Em outras palavras, os consumidores chineses não ligam para os acionistas da Luckin nem para seus dados financeiros trimestrais. Desde que o café seja decente e barato, os chineses vão comprar seus produtos. Isso proporciona à Luckin certo valor empresarial, pois a empresa tem batalhado para sair da proteção de falência.

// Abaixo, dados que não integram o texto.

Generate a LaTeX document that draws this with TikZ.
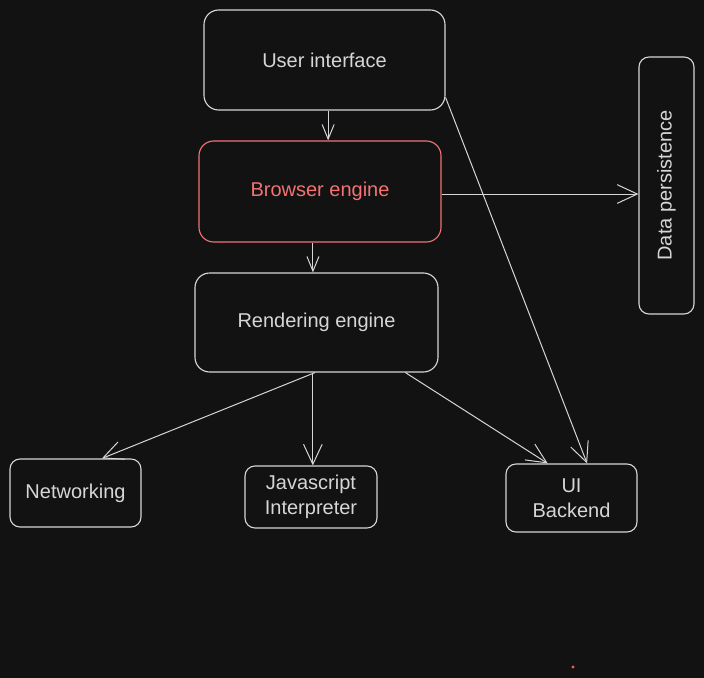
\documentclass[tikz,border=0pt]{standalone}
\usepackage{fontspec}
\setmainfont{Liberation Sans}
\usetikzlibrary{arrows.meta,calc}
\definecolor{bg}{HTML}{121212}
\definecolor{ink}{HTML}{D6D6D6}
\definecolor{redink}{HTML}{F47272}
\definecolor{dotc}{HTML}{E8634A}
\tikzset{
  box/.style={draw=ink, line width=0.85pt, text=ink, rounded corners=11pt, font=\fontsize{15}{19}\selectfont, align=center, inner sep=0pt},
  smallbox/.style={box, rounded corners=7.5pt},
  arr/.style={draw=ink, line width=0.75pt, -{Straight Barb[length=11pt,width=9pt,line width=0.75pt]}},
  arrbig/.style={draw=ink, line width=0.75pt, -{Straight Barb[length=15pt,width=14pt,line width=0.75pt]}},
}
\begin{document}
\begin{tikzpicture}[x=0.75pt,y=-0.75pt]
\fill[bg] (0,0) rectangle (704,678);
\useasboundingbox (0,0) rectangle (704,678);

\node[box, minimum width=180.75pt, minimum height=75pt] (ui) at (324.5,60) {User interface};
\node[box, draw=redink, text=redink, minimum width=181.5pt, minimum height=75.75pt] (be) at (320,191.5) {Browser engine};
\node[box, minimum width=182.25pt, minimum height=74.25pt] (re) at (316.5,322.5) {Rendering engine};
\node[box, rounded corners=7.5pt, minimum width=41.25pt, minimum height=192.75pt] (dp) at (666.5,185.5) {};
\node[text=ink, font=\fontsize{15}{19}\selectfont, rotate=90] (dpt) at (dp.center) {Data persistence};
\node[smallbox, minimum width=98.25pt, minimum height=51pt] (net) at (75.5,493) {Networking};
\node[smallbox, minimum width=99pt, minimum height=46.5pt] (js) at (311,497) {Javascript\\Interpreter};
\node[smallbox, minimum width=98.25pt, minimum height=51pt] (uib) at (571.5,498) {UI\\Backend};

% connection points
\coordinate (uiS) at ($(ui.south west)!0.515!(ui.south east)$);
\coordinate (beS) at ($(be.south west)!0.471!(be.south east)$);
\coordinate (dpW) at ($(dp.north west)!0.533!(dp.south west)$);
\coordinate (uiE) at ($(ui.north east)!0.87!(ui.south east)$);
\coordinate (reS1) at ($(re.south west)!0.494!(re.south east)$);
\coordinate (reS2) at ($(re.south west)!0.485!(re.south east)$);
\coordinate (reS3) at ($(re.south west)!0.864!(re.south east)$);
\coordinate (netN) at ($(net.north west)!0.70!(net.north east)$);
\coordinate (uibN1) at ($(uib.north west)!0.32!(uib.north east)$);
\coordinate (uibN2) at ($(uib.north west)!0.618!(uib.north east)$);

\draw[arr] (uiS) -- (uiS |- be.north);
\draw[arrbig] (be.east |- dpW) -- (dpW);
\draw[arr] (beS) -- (beS |- re.north);
\draw[arrbig] (uiE) -- (uibN2);
\draw[arrbig] (reS1) -- (netN);
\draw[arrbig] (reS2) -- (reS2 |- js.north);
\draw[arrbig] (reS3) -- (uibN1);

\fill[dotc] (573,667) circle (1.6);
\end{tikzpicture}
\end{document}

As operadoras de cafeterias da China têm recebido muito venture capital. As empresas de venture capital as consideram lucrativas para jovens profissionais. A Manner Coffee, de Xangai, que vende café por preços baixos em pequenas lojas próximas de grandes prédios corporativos, tornou-se um unicórnio, atraindo investimentos de empresas como a gigante de entrega de fast food Meituan e a detentora do TikTok ByteDance. Com pouco mais de 130 lojas, a Manner Coffee já está avaliada em US$ 2,5 bilhões.

Sob esse ponto de vista, a Luckin é quase uma pechincha – talvez um motivo pelo qual seus primeiros investidores de private equity se recusaram a abandonar a empresa. A marca é valiosa.

Com a escassez de carros usados e o aumento das taxas de locação de veículos, os investidores de varejo que acreditaram na Hertz há um ano agora são visionários. O mesmo pode acontecer com a Luckin com o aumento dos preços globais do grão de café. Se a Luckin conseguir manter o preço do copo de café, a demanda continuará robusta. Não seria uma surpresa se, um dia, a Luckin solicitasse a reinserção em uma bolsa de valores de Nova York.

Existe uma diferença fundamental em comparação com a Hertz. Esta ressurgiu da falência com uma nova administração e uma nova diretoria. A Luckin provavelmente não passará por essa transformação, apesar de, no fim de maio, a Centurium Capital deter 43,5% das ações com direito a voto. A empresa é administrada por um aliado fiel do cofundador de Luckin, Charles Lu. Os possíveis novos investidores estão dispostos a olhar além do passado e aceitar uma Luckin praticamente nova? A cultura norte-americana adora uma redenção, mas a empresa chinesa ainda precisa de bastante sorte.